Even if central bank intervention should continue to shore up the markets in the short term, there are a plethora of potential economic and political pitfalls. Given the perverse effects, which are becoming more identifiable, of monetary policies based on very low or negative rates, it seems logical to expect the fiscal weapon to be deployed, supported by accommodative monetary policies.
Whether in Europe or the United States, it is likely that this double-trigger weapon will only be activated in the event of express need, created by economic turbulence likely to prompt a banking crisis for example, unexpected consequences of Brexit, or just a weakening of the economic climate.
As far as equities are concerned, our global investment strategy remains constructive for the immediate future.

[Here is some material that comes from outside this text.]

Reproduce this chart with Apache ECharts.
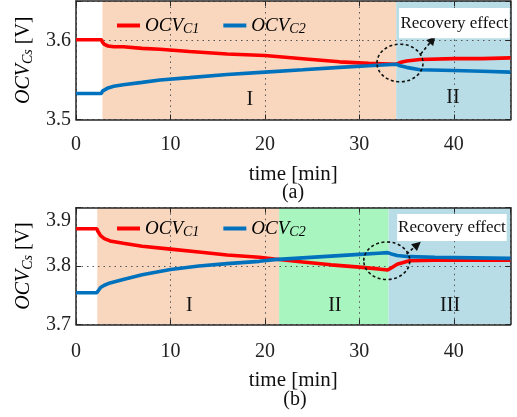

Equity markets are still protected by the central banks, whose interventionism, coupled with a return to moderate inflation fed by the pickup in oil prices, is creating an environment of negative real rates. We maintain our relatively high exposure to high-visibility investment themes with low exposure to the economic cycle, and remain particularly vigilant with regard to the risks building up.
On the interest rate front, we believe that the risk/reward offered by government bonds no longer justifies a strong position in terms of modified duration. Carefully selected European corporate bonds continue to offer value, thanks notably to the actions of the ECB.
The forex market offers mainly sporadic opportunities. The weakness of sterling seems to have become structural, justifying a lack of exposure in our portfolios. The yen remains a hedge against risk aversion. The Japanese currency, as we expected, has provided the best hedging strategy over the past quarter. As for the euro/dollar exchange rate, we think that the contradictory forces acting on it are likely to prevent any great movement in the short term, although we maintain our longer-term favourable view of the dollar, a safe-haven currency in a world that is increasingly fragile.